Search code examples
mpicluster-computinglsf

mpi job submission on lsf cluster


I usually process data on the University's cluster. Most jobs done before are based on parallel batch shell (divide job to several batches, then submit them parallel). An example of this shell is shown below:

#! /bin/bash
#BSUB -J model_0001
#BSUB -o z_output_model_0001.o
#BSUB -n 8
#BSUB -e z_output_model_0001.e
#BSUB -q general
#BSUB -W 5:00
#BSUB -B
#BSUB -N
some command

This time, I am testing some mpi job (based on mpi4py). The code has been tested on my laptop working on single task(1 task using 4 processor to run). Now I need to submit multi-task (30) jobs on the cluster (1 task using 8 processor to run). My design is like this: prepare 30 similar shell files above. command in each shell fill is my mpi command (something like "mpiexec -n 8 mycode.py args"). And each shell reserves 8 processors.

I submitted the jobs. But I am not sure if I am doing correctly. It's running but I am not sure if it runs based on mpi. How can I check? Here are 2 more questions:

1) For normal parallel jobs, usually there is a limit number I can reserve for single task -- 16. Above 16, I never succeeded. If I use mpi, can I reserve more? Because mpi is different. Basically I do not need continuous memory.
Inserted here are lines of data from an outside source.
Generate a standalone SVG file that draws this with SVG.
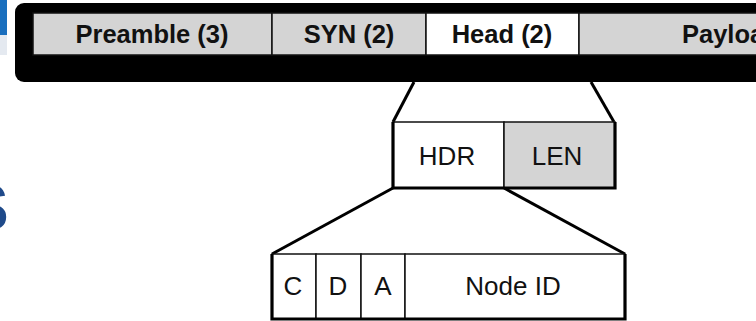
<svg xmlns="http://www.w3.org/2000/svg" width="756" height="321" viewBox="0 0 756 321">
<style>
.cell{stroke:#111;stroke-width:1.5}
.gray{fill:#d4d4d4}
.white{fill:#fff}
.thick{fill:none;stroke:#000;stroke-width:3.2;stroke-linejoin:miter}
.conn{fill:none;stroke:#000;stroke-width:3}
.tb{font-family:"Liberation Sans",Arial,sans-serif;font-weight:bold;font-size:25.5px;fill:#111;text-anchor:middle}
.tr{font-family:"Liberation Sans",Arial,sans-serif;font-size:26px;fill:#111;text-anchor:middle}
</style>
<rect width="756" height="321" fill="#fff"/>
<g id="slide-bits">
<rect x="0" y="0" width="7" height="35" fill="#1a6fbe"/>
<rect x="0" y="35" width="7" height="20" fill="#e4e9f0"/>
<text x="-34" y="230" font-family="Liberation Sans,Arial,sans-serif" font-weight="bold" font-size="64" fill="#1f4a8a">S</text>
</g>
<g id="frame-bar">
<rect x="15" y="3" width="760" height="79" rx="9" fill="#000"/>
</g>
<g id="preamble">
<rect class="cell gray" x="33" y="13" width="239" height="42"/>
<text class="tb" x="152" y="43">Preamble (3)</text>
</g>
<g id="syn">
<rect class="cell gray" x="272" y="13" width="154" height="42"/>
<text class="tb" x="349" y="43">SYN (2)</text>
</g>
<g id="head">
<rect class="cell white" x="426" y="13" width="153" height="42"/>
<text class="tb" x="502" y="43">Head (2)</text>
</g>
<g id="payload">
<rect class="cell gray" x="579" y="13" width="200" height="42"/>
<text class="tb" x="682" y="43" style="text-anchor:start">Payload</text>
</g>
<g id="connectors">
<line class="conn" x1="414" y1="82" x2="393" y2="122"/>
<line class="conn" x1="591" y1="82" x2="614" y2="122"/>
<line class="conn" x1="393" y1="188" x2="272" y2="254"/>
<line class="conn" x1="504" y1="188" x2="625" y2="254"/>
</g>
<g id="hdr">
<rect class="cell white" x="393" y="122" width="111" height="66"/>
<text class="tr" x="447" y="165">HDR</text>
</g>
<g id="len">
<rect class="cell gray" x="504" y="122" width="111" height="66"/>
<text class="tr" x="557" y="165">LEN</text>
</g>
<polyline class="thick" points="393,122 393,188 615,188 615,122"/>
<g id="c">
<rect class="cell white" x="272" y="254" width="44" height="65"/>
<text class="tr" x="293" y="295">C</text>
</g>
<g id="d">
<rect class="cell white" x="316" y="254" width="45" height="65"/>
<text class="tr" x="338" y="295">D</text>
</g>
<g id="a">
<rect class="cell white" x="361" y="254" width="44" height="65"/>
<text class="tr" x="383" y="295">A</text>
</g>
<g id="node-id">
<rect class="cell white" x="405" y="254" width="220" height="65"/>
<text class="tr" x="513" y="295">Node ID</text>
</g>
<polyline class="thick" points="272,254 272,319 625,319 625,254"/>
</svg>
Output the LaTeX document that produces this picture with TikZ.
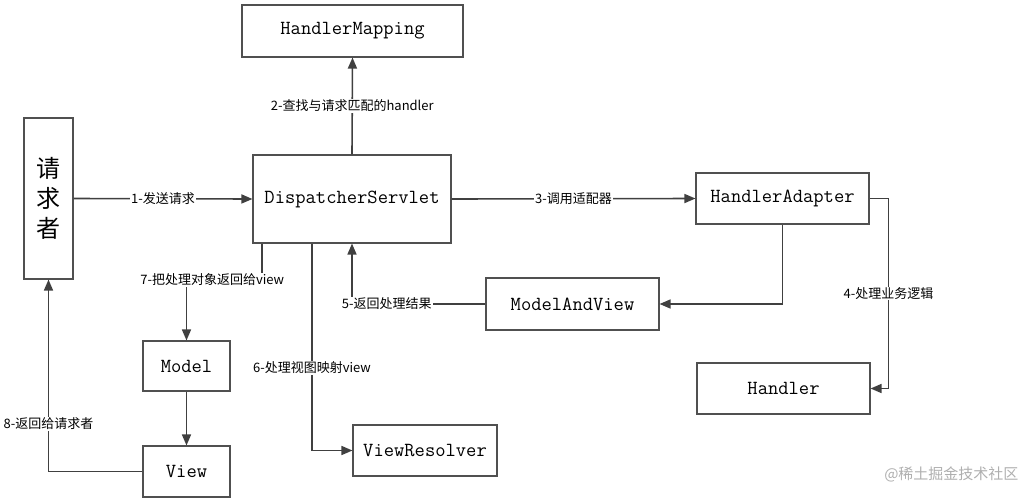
\documentclass[tikz,border=0pt]{standalone}
\usepackage{fontspec}
\usepackage{tikz}
\usetikzlibrary{arrows.meta,positioning}
\newfontfamily\cjk{Noto Sans CJK SC}
\definecolor{linegray}{RGB}{64,64,64}
\definecolor{boxgray}{RGB}{80,80,80}
\definecolor{markgray}{RGB}{175,175,175}

\begin{document}
\begin{tikzpicture}[x=1pt,y=-1pt,>={Triangle[length=11pt,width=9pt]},
  box/.style={draw=boxgray,line width=1.1pt,inner sep=0pt,minimum height=51pt,font=\ttfamily\fontsize{20}{24}\selectfont},
  flow/.style={->,draw=linegray,line width=1.6pt},
  lbl/.style={fill=white,inner sep=1pt,font=\cjk\fontsize{13}{15}\selectfont}]
  \useasboundingbox (0,0) rectangle (1023,501);
  % boxes
  \node[box,minimum width=49pt,minimum height=161pt,align=center,font=\cjk\fontsize{24}{30}\selectfont] (asker) at (48.5,198.5) {请\\求\\者};
  \node[box,minimum width=221pt,minimum height=52pt] (mapping) at (352.5,31) {HandlerMapping};
  \node[box,minimum width=198pt,minimum height=88pt] (servlet) at (352,199) {DispatcherServlet};
  \node[box,minimum width=173pt] (adapter) at (782.5,198.5) {HandlerAdapter};
  \node[box,minimum width=173pt,minimum height=52pt] (mav) at (572.5,304) {ModelAndView};
  \node[box,minimum width=173pt] (handler) at (783.5,388.5) {Handler};
  \node[box,minimum width=87pt,minimum height=50pt] (model) at (186.5,366) {Model};
  \node[box,minimum width=87pt] (view) at (186.5,471.5) {View};
  \node[box,minimum width=144pt] (resolver) at (425,450.5) {ViewResolver};
  % connectors
  \draw[flow] (asker.east) -- node[lbl]{1-发送请求} (servlet.west);
  \draw[flow] (servlet.north) -- node[lbl]{2-查找与请求匹配的handler} (mapping.south);
  \draw[flow] (servlet.east) -- node[lbl]{3-调用适配器} (adapter.west);
  \draw[flow] (adapter.east) -- ++(19,0) |- node[lbl,pos=0.25]{4-处理业务逻辑} (handler.east);
  \draw[flow] (adapter.south) |- (mav.east);
  \draw[flow] (mav.west) -| node[lbl,pos=0.37]{5-返回处理结果} (servlet.south);
  \draw[flow] ([xshift=-40pt]servlet.south) |- node[lbl,pos=0.3]{6-处理视图映射view} (resolver.west);
  \draw[flow] ([xshift=-90pt]servlet.south) -- ++(0,36) -| node[lbl,pos=0.33]{7-把处理对象返回给view} (model.north);
  \draw[flow] (model.south) -- (view.north);
  \draw[flow] (view.west) -| node[lbl,pos=0.625]{8-返回给请求者} (asker.south);
  \node[font=\cjk\fontsize{15}{18}\selectfont,text=markgray,anchor=east] (mark) at (1022,474) {@稀土掘金技术社区};
\end{tikzpicture}
\end{document}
2) I think there is a priority rule on the cluster. For normal parallel jobs, usually when I reserve more processors for 1 task (say 10 tasks and 16 processors per task), it requires much more waiting time in the queue than reserving less less processors for single task (say divide each task to 8 sub-tasks (80 sub-tasks in total) and 2 processors per sub-task). If I can reserve more processors for mpi. Does it affects this rule? I worry that I am going to wait forever...


Solution

  • Well, increasing "#BSUB -n" is exactly what you need to do. That option tells how many execution "slots" you are reserving. So if you want to run an MPI job with 20 ranks, you need

    #BSUB -n 20
    

    IIRC the execution slots do not need to be allocated on the same node, LSF will allocate slots from as many nodes are required for the request to be satisfied. But it's been a while since I've used LSF, and I currently don't have access to a system using it, so I could be wrong (and it might depend on the local cluster LSF configuration).